Re: Time for building

Posted: Sat Feb 11, 2012 2:08 pm
by alexmann
Yes but this is about working out how long it would take to build the ship, not how long it would take to get it operational.

Re: Time for building

Posted: Sat Feb 11, 2012 6:35 pm
by Mikey
Hardly useful to talk about a ship's completion without it being operational.

Re: Time for building

Posted: Sat Feb 11, 2012 7:09 pm
by McAvoy
Exactly. Building ships may be easy for Starfleet for all we know. It could much harder to man those ships.

Re: Time for building

Posted: Sat Feb 11, 2012 7:37 pm
by Tinadrin Chelnor
Mikey wrote:Hardly useful to talk about a ship's completion without it being operational.
Exactly this, there's no point building a mighty battle fleet, if you have no one to operate said fleet. The personnel requirements are just an important detail as any other part of the ship.

Re: Time for building

Posted: Sun Feb 12, 2012 8:47 pm
by Captain Picard's Hair
I find it interesting to hear McAvoy (as an actual vet) talk about the need to train for a particular ship, because this is something Trek seems to have glossed over (if not ignored completely much of the time). Think about how routinely crew are bounced around, and how Starfleet crew and aliens alike seem to be immediately able to operate strange craft (unless the plot demands otherwise...). Maybe one can say there's a great deal of standardization in Starfleet design which makes the transition thing easier, but the countless example of alien designs still can't be so easily brushed aside.
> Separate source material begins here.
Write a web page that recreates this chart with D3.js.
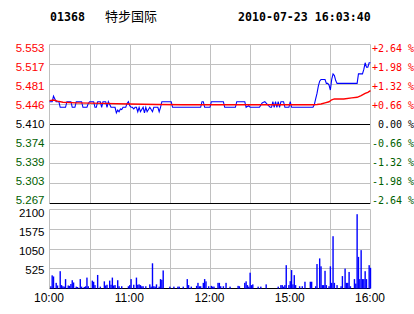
<!DOCTYPE html>
<html><head><meta charset="utf-8">
<script src="https://cdn.jsdelivr.net/npm/d3@7"></script>
<style>body{margin:0;background:#fff}svg{display:block}</style>
</head><body><svg id="c" width="414" height="314"></svg>
<script>
const stockCode = "01368";
const stockName = "特步国际";
const timestamp = "2010-07-23 16:03:40";
const preClose = 5.41;
const priceTickLabels = ["5.553","5.517","5.481","5.446","5.410","5.374","5.339","5.303","5.267"];
const pctTickLabels = ["+2.64 %","+1.98 %","+1.32 %","+0.66 %"," 0.00 %","-0.66 %","-1.32 %","-1.98 %","-2.64 %"];
const pctSteps = [4,3,2,1,0,-1,-2,-3,-4];
const volTickValues = [2100,1575,1050,525];
const volTickLabels = ["2100","1575","1050","525"];
const timeTickMinutes = [0,60,120,180,240];
const timeTickLabels = ["10:00","11:00","12:00","15:00","16:00"];

const priceMinutes = [0,2,3,4,5,7,8,12,13,16,17,19,20,24,25,28,29,30,33,34,35,36,38,39,40,42,43,44,46,49,50,51,52,53,54,55,57,58,59,60,61,62,63,64,65,66,67,68,70,71,72,73,75,77,78,81,82,83,84,91,92,113,114,115,116,120,121,130,131,139,140,146,147,149,150,157,159,161,163,165,166,167,168,169,170,171,172,173,175,176,179,180,181,197,198,199,200,201,202,203,206,207,208,209,210,211,212,213,214,215,230,231,234,235,236,237,238,239,240];
const prices = [5.45,5.45,5.46,5.455,5.45,5.45,5.44,5.44,5.45,5.45,5.44,5.44,5.45,5.45,5.44,5.44,5.447,5.45,5.45,5.44,5.44,5.45,5.45,5.44,5.45,5.45,5.44,5.45,5.44,5.44,5.43,5.435,5.432,5.437,5.436,5.44,5.44,5.447,5.45,5.443,5.44,5.44,5.437,5.44,5.44,5.432,5.44,5.432,5.44,5.43,5.44,5.432,5.44,5.432,5.44,5.44,5.432,5.44,5.45,5.45,5.44,5.44,5.45,5.45,5.44,5.44,5.45,5.45,5.44,5.44,5.45,5.45,5.44,5.443,5.44,5.44,5.448,5.45,5.445,5.44,5.44,5.45,5.44,5.45,5.44,5.45,5.44,5.45,5.45,5.44,5.44,5.45,5.44,5.44,5.445,5.455,5.465,5.478,5.487,5.49,5.49,5.483,5.483,5.48,5.471,5.49,5.50,5.497,5.488,5.483,5.483,5.50,5.50,5.508,5.52,5.512,5.512,5.52,5.52];

const avgMinutes = [0,3,6,10,20,40,60,80,100,140,197,200,203,206,209,211,213,220,226,230,233,236,238,240];
const avgPrices = [5.452,5.453,5.451,5.449,5.448,5.447,5.446,5.445,5.4445,5.4445,5.4445,5.445,5.446,5.448,5.450,5.4535,5.455,5.455,5.457,5.458,5.461,5.465,5.467,5.470];

const volMinutes = [1,2,3,5,6,8,9,10,11,12,14,15,16,17,18,20,21,23,24,26,27,28,29,32,33,34,36,38,41,42,43,45,46,47,48,49,51,52,54,59,60,61,63,65,66,67,68,69,70,72,75,76,77,78,79,80,82,83,84,85,90,93,96,97,100,103,104,106,110,111,112,113,115,116,117,119,121,122,123,126,127,128,130,132,135,141,142,146,147,148,149,150,151,152,156,158,162,171,173,174,175,176,177,179,180,181,182,183,184,187,189,191,195,196,199,200,202,203,204,205,206,207,209,210,211,212,213,215,218,219,221,222,223,224,225,228,229,230,231,232,233,234,235,236,237,239,240];
const volumes = [60,350,320,150,80,460,90,60,50,250,80,70,120,220,160,50,40,250,50,40,60,290,60,210,180,90,360,50,190,80,100,210,100,290,80,90,220,60,60,60,90,250,100,290,100,110,90,60,60,60,110,50,670,60,50,110,50,250,230,480,50,50,50,50,50,250,90,50,70,150,60,60,150,250,190,60,70,50,50,150,150,60,60,150,50,70,60,150,190,90,50,420,90,110,50,50,110,50,90,90,50,90,620,90,195,490,110,355,90,60,60,180,180,180,60,650,800,590,90,90,470,90,60,590,150,1390,150,90,60,330,530,150,150,440,60,250,130,1975,840,250,1020,250,250,460,250,620,550];

const GRID = "#c0c0c0", RED = "#ff0000", GREEN = "#006000", BLUE = "#0000ff";
const svg = d3.select("#c");
const L = 49.5, R = 370.5, PT = 44.5, PB = 203.5, VT = 209.5, VB = 288.5;

const x = d3.scaleLinear().domain([0, 240]).range([L, R]);
const pctUnit = 0.0066;
const yP = d3.scaleLinear().domain([preClose * (1 - 4 * pctUnit), preClose * (1 + 4 * pctUnit)]).range([PB, PT]);
const yV = d3.scaleLinear().domain([0, 2100]).range([VB, VT]);
const labelY = d3.scaleLinear().domain([4, -4]).range([51.5, 204]);
const volLabelY = d3.scaleLinear().domain([2100, 525]).range([217.2, 274.2]);
const colorOf = k => k > 0 ? RED : (k === 0 ? "#000" : GREEN);

// header
svg.append("text").attr("x", 50).attr("y", 21).attr("font-family", "DejaVu Sans Mono").attr("font-weight", "bold")
  .attr("font-size", 11.6).text(stockCode);
svg.append("text").attr("x", 105).attr("y", 20.5).attr("font-family", "Noto Sans CJK SC").attr("font-size", 13).text(stockName);
svg.append("text").attr("x", 238).attr("y", 21).attr("font-family", "DejaVu Sans Mono").attr("font-weight", "bold")
  .attr("font-size", 11.6).text(timestamp);

// vertical grid
const vg = d3.range(30, 240, 30);
[[PT, PB], [VT, VB]].forEach(([t, b]) => {
  svg.append("g").selectAll("line").data(vg).join("line")
    .attr("x1", d => Math.round(x(d)) + 0.5).attr("x2", d => Math.round(x(d)) + 0.5)
    .attr("y1", t).attr("y2", b).attr("stroke", GRID);
});

// price horizontal grid
svg.append("g").selectAll("line").data(pctSteps).join("line")
  .attr("x1", L).attr("x2", R)
  .attr("y1", d => Math.round(yP(preClose * (1 + d * pctUnit)) - 0.5) + 0.5)
  .attr("y2", d => Math.round(yP(preClose * (1 + d * pctUnit)) - 0.5) + 0.5)
  .attr("stroke", d => (d === 0 || d === -4) ? "#000" : GRID);
svg.append("line").attr("x1", L).attr("x2", L).attr("y1", PT).attr("y2", PB).attr("stroke", GRID);
svg.append("line").attr("x1", R).attr("x2", R).attr("y1", PT).attr("y2", PB).attr("stroke", GRID);

// volume grid
svg.append("g").selectAll("line").data([2100, 1575, 1050, 525, 0]).join("line")
  .attr("x1", L).attr("x2", R)
  .attr("y1", d => Math.round(yV(d) - 0.5) + 0.5).attr("y2", d => Math.round(yV(d) - 0.5) + 0.5)
  .attr("stroke", d => d === 0 ? "#000" : GRID);
svg.append("line").attr("x1", L).attr("x2", L).attr("y1", VT).attr("y2", VB).attr("stroke", GRID);
svg.append("line").attr("x1", R).attr("x2", R).attr("y1", VT).attr("y2", VB).attr("stroke", GRID);

// left price labels
svg.append("g").selectAll("text").data(priceTickLabels).join("text")
  .attr("x", 44.5).attr("y", (d, i) => labelY(pctSteps[i])).attr("text-anchor", "end")
  .attr("font-family", "Liberation Sans, Arial").attr("font-size", 11.5)
  .attr("fill", (d, i) => colorOf(pctSteps[i])).text(d => d);
// right pct labels
svg.append("g").selectAll("text").data(pctTickLabels).join("text")
  .attr("x", 372).attr("y", (d, i) => labelY(pctSteps[i]))
  .attr("font-family", "DejaVu Sans Mono").attr("font-size", 10).style("white-space", "pre")
  .attr("fill", (d, i) => colorOf(pctSteps[i])).text(d => d);

// volume labels
svg.append("g").selectAll("text").data(volTickLabels).join("text")
  .attr("x", 44.5).attr("y", (d, i) => volLabelY(volTickValues[i])).attr("text-anchor", "end")
  .attr("font-family", "Liberation Sans, Arial").attr("font-size", 11.5).attr("fill", "#000").text(d => d);

// time axis
const xAxis = d3.axisBottom(x).tickValues(timeTickMinutes).tickSize(0).tickPadding(0)
  .tickFormat((d, i) => timeTickLabels[i]);
const ax = svg.append("g").attr("transform", `translate(-1,${VB})`).call(xAxis);
ax.select(".domain").remove();
ax.selectAll("text").attr("font-family", "Liberation Sans, Arial").attr("font-size", 12).attr("fill", "#000")
  .attr("dy", null).attr("y", 13.5);

// volume bars
svg.append("g").selectAll("rect").data(volMinutes).join("rect")
  .attr("x", (d) => x(d) - 0.7).attr("width", 1.4)
  .attr("y", (d, i) => yV(volumes[i])).attr("height", (d, i) => yV(0) - yV(volumes[i]))
  .attr("fill", BLUE);

// price & average lines
const priceLine = d3.line().x(d => x(d[0])).y(d => yP(d[1]));
svg.append("path").datum(priceMinutes.map((m, i) => [m, prices[i]]))
  .attr("d", priceLine).attr("fill", "none").attr("stroke", BLUE).attr("stroke-width", 1.1);
svg.append("path").datum(avgMinutes.map((m, i) => [m, avgPrices[i]]))
  .attr("d", priceLine).attr("fill", "none").attr("stroke", RED).attr("stroke-width", 1.4);
</script></body></html>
I'd say these estimates on construction times sound reasonable though.

Re: Time for building

Posted: Mon Feb 13, 2012 2:53 am
by mwhittington
I do think there is a lot of standardization in the Starfleet LCARS menu system, but the system can be customized according to preferences, such as species, left or right handed, language preference, etc. For example, in Year of Hell, Tuvok was able to initiate a tactile interface because of his blindness.

Re: Time for building

Posted: Tue Feb 14, 2012 12:08 pm
by alexmann
I would guess that preferences would be transfered with the crewmember.

Re: Time for building

Posted: Tue Feb 14, 2012 12:29 pm
by Mikey
alexmann wrote:I would guess that preferences would be transfered with the crewmember.
Transferred? I'd doubt it... wouldn't it make more sense for a new crewman to customize his own new console, based on the different capabilities and functions of his new ship and station?

Re: Time for building

Posted: Tue Feb 14, 2012 12:44 pm
by alexmann
I would have thought that all ships would have similar enough functions to simply transfer the old settings and modify them if necessary.

Re: Time for building

Posted: Tue Feb 14, 2012 1:07 pm
by Mikey
IDK, I'd be pretty disappointed if I transferred from, say, a Steamrunner to a Prommie and didn't find almost everything more up-to-date and improved. There are also difference's in the ships' capabilities... an Akira-class, for example, would need to have a much more intensive torpedo fire-control interface than would a Nova-class, while the latter would have a much more complex science and sensor display.

Re: Time for building

Posted: Tue Feb 14, 2012 6:39 pm
by Captain Seafort
Mikey wrote:an Akira-class, for example, would need to have a much more intensive torpedo fire-control interface than would a Nova-class, while the latter would have a much more complex science and sensor display.
I agree with the former, but not the latter. While a centralised tactical station makes a degree of sense, I'd expect a Nova to simply have more science-oriented stations rather than a single more complex one.

Of course, probably the best indication of the problems with just uploading your preferences would be the helm - every ship would handle differently, so proper conversion to type training would be needed.

Re: Time for building

Posted: Tue Feb 14, 2012 7:11 pm
by Mikey
Captain Seafort wrote:I agree with the former, but not the latter. While a centralised tactical station makes a degree of sense, I'd expect a Nova to simply have more science-oriented stations rather than a single more complex one.
Six of one, half-a-dozen of the other for the purposes of this discussion. The point is that one ship has far more potent - and more importantly, differently focused - sensors than the other, and thusly wouldn't have a similar operational console than the other.